**Data provided**
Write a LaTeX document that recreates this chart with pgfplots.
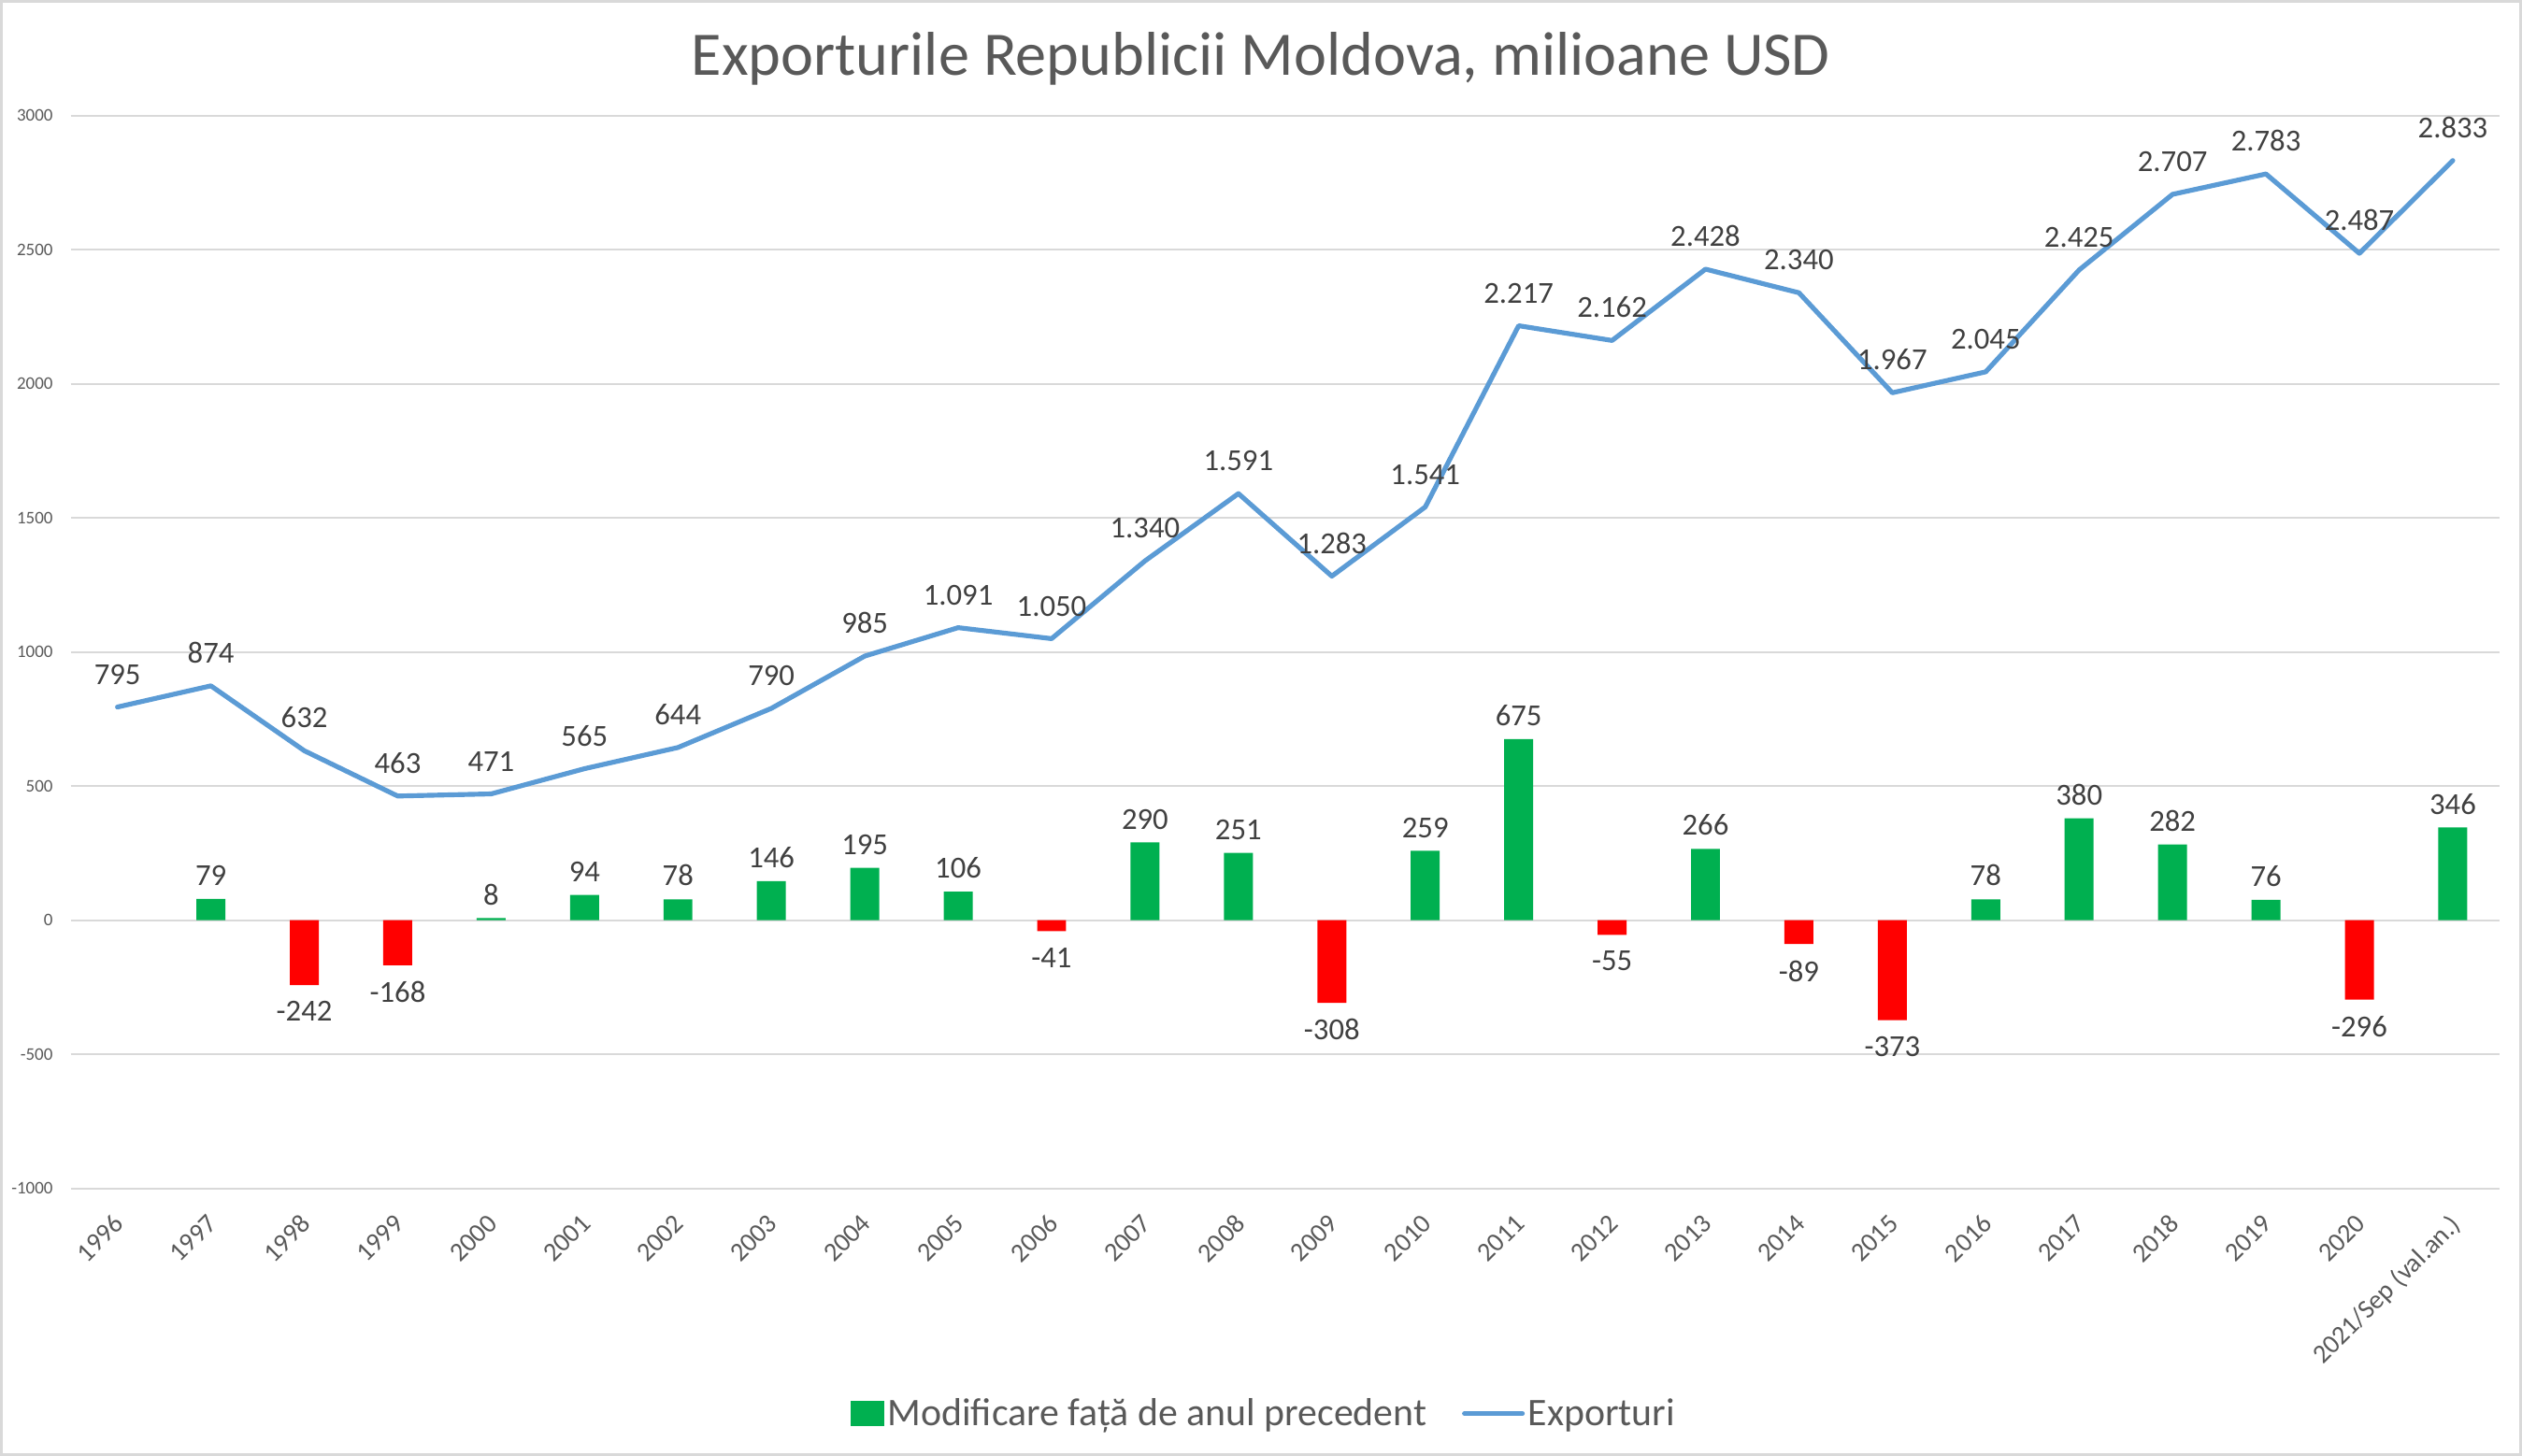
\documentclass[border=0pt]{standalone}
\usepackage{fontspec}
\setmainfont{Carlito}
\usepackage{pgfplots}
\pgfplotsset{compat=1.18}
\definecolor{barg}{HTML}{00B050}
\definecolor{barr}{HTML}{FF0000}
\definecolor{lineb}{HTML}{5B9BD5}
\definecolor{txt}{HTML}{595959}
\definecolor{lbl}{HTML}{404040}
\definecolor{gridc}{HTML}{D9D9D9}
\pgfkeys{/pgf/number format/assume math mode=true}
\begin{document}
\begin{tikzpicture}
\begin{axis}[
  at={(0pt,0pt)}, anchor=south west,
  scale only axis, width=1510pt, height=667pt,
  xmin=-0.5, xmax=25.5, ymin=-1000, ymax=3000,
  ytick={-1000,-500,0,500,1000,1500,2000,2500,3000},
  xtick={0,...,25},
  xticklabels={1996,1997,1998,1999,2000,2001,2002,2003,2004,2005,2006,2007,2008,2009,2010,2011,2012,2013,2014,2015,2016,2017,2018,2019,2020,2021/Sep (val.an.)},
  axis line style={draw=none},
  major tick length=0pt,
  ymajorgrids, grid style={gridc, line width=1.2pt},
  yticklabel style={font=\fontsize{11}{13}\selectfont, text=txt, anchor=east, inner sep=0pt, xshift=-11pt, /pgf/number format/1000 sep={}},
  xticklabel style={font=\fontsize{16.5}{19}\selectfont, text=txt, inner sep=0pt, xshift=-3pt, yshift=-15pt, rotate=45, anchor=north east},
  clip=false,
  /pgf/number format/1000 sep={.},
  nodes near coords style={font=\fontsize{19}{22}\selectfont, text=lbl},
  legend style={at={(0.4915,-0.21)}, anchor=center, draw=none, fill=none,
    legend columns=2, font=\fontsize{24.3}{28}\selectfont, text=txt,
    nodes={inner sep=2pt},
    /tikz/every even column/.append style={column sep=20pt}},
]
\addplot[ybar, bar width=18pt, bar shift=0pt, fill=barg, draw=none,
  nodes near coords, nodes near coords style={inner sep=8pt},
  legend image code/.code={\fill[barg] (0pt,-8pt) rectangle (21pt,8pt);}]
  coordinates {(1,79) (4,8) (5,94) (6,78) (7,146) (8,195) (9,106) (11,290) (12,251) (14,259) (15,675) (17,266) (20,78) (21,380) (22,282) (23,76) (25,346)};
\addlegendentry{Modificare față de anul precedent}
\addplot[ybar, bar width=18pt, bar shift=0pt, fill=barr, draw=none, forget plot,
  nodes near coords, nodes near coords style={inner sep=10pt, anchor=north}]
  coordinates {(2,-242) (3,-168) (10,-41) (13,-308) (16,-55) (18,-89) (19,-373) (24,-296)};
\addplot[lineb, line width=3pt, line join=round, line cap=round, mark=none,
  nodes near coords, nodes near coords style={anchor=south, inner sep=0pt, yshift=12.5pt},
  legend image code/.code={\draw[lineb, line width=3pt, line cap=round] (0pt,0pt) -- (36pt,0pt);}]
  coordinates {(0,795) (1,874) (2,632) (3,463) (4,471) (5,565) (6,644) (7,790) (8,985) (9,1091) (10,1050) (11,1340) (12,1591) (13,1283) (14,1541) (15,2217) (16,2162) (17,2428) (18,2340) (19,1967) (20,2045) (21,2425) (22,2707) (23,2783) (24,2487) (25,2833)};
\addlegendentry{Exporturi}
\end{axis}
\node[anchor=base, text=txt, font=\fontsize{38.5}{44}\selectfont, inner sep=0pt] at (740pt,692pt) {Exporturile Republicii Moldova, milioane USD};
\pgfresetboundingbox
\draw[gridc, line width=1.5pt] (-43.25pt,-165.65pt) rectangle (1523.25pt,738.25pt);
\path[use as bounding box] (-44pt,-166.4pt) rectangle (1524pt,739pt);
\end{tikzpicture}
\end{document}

**Goal of the exercise**
Transcribe all the lines above exactly, apart from the pictures.

**Answer to this problem**
Write a LaTeX document that recreates this chart with pgfplots.
\documentclass[border=0pt]{standalone}
\usepackage{fontspec}
\setmainfont{Carlito}
\usepackage{pgfplots}
\pgfplotsset{compat=1.18}
\definecolor{barg}{HTML}{00B050}
\definecolor{barr}{HTML}{FF0000}
\definecolor{lineb}{HTML}{5B9BD5}
\definecolor{txt}{HTML}{595959}
\definecolor{lbl}{HTML}{404040}
\definecolor{gridc}{HTML}{D9D9D9}
\pgfkeys{/pgf/number format/assume math mode=true}
\begin{document}
\begin{tikzpicture}
\begin{axis}[
  at={(0pt,0pt)}, anchor=south west,
  scale only axis, width=1510pt, height=667pt,
  xmin=-0.5, xmax=25.5, ymin=-1000, ymax=3000,
  ytick={-1000,-500,0,500,1000,1500,2000,2500,3000},
  xtick={0,...,25},
  xticklabels={1996,1997,1998,1999,2000,2001,2002,2003,2004,2005,2006,2007,2008,2009,2010,2011,2012,2013,2014,2015,2016,2017,2018,2019,2020,2021/Sep (val.an.)},
  axis line style={draw=none},
  major tick length=0pt,
  ymajorgrids, grid style={gridc, line width=1.2pt},
  yticklabel style={font=\fontsize{11}{13}\selectfont, text=txt, anchor=east, inner sep=0pt, xshift=-11pt, /pgf/number format/1000 sep={}},
  xticklabel style={font=\fontsize{16.5}{19}\selectfont, text=txt, inner sep=0pt, xshift=-3pt, yshift=-15pt, rotate=45, anchor=north east},
  clip=false,
  /pgf/number format/1000 sep={.},
  nodes near coords style={font=\fontsize{19}{22}\selectfont, text=lbl},
  legend style={at={(0.4915,-0.21)}, anchor=center, draw=none, fill=none,
    legend columns=2, font=\fontsize{24.3}{28}\selectfont, text=txt,
    nodes={inner sep=2pt},
    /tikz/every even column/.append style={column sep=20pt}},
]
\addplot[ybar, bar width=18pt, bar shift=0pt, fill=barg, draw=none,
  nodes near coords, nodes near coords style={inner sep=8pt},
  legend image code/.code={\fill[barg] (0pt,-8pt) rectangle (21pt,8pt);}]
  coordinates {(1,79) (4,8) (5,94) (6,78) (7,146) (8,195) (9,106) (11,290) (12,251) (14,259) (15,675) (17,266) (20,78) (21,380) (22,282) (23,76) (25,346)};
\addlegendentry{Modificare față de anul precedent}
\addplot[ybar, bar width=18pt, bar shift=0pt, fill=barr, draw=none, forget plot,
  nodes near coords, nodes near coords style={inner sep=10pt, anchor=north}]
  coordinates {(2,-242) (3,-168) (10,-41) (13,-308) (16,-55) (18,-89) (19,-373) (24,-296)};
\addplot[lineb, line width=3pt, line join=round, line cap=round, mark=none,
  nodes near coords, nodes near coords style={anchor=south, inner sep=0pt, yshift=12.5pt},
  legend image code/.code={\draw[lineb, line width=3pt, line cap=round] (0pt,0pt) -- (36pt,0pt);}]
  coordinates {(0,795) (1,874) (2,632) (3,463) (4,471) (5,565) (6,644) (7,790) (8,985) (9,1091) (10,1050) (11,1340) (12,1591) (13,1283) (14,1541) (15,2217) (16,2162) (17,2428) (18,2340) (19,1967) (20,2045) (21,2425) (22,2707) (23,2783) (24,2487) (25,2833)};
\addlegendentry{Exporturi}
\end{axis}
\node[anchor=base, text=txt, font=\fontsize{38.5}{44}\selectfont, inner sep=0pt] at (740pt,692pt) {Exporturile Republicii Moldova, milioane USD};
\pgfresetboundingbox
\draw[gridc, line width=1.5pt] (-43.25pt,-165.65pt) rectangle (1523.25pt,738.25pt);
\path[use as bounding box] (-44pt,-166.4pt) rectangle (1524pt,739pt);
\end{tikzpicture}
\end{document}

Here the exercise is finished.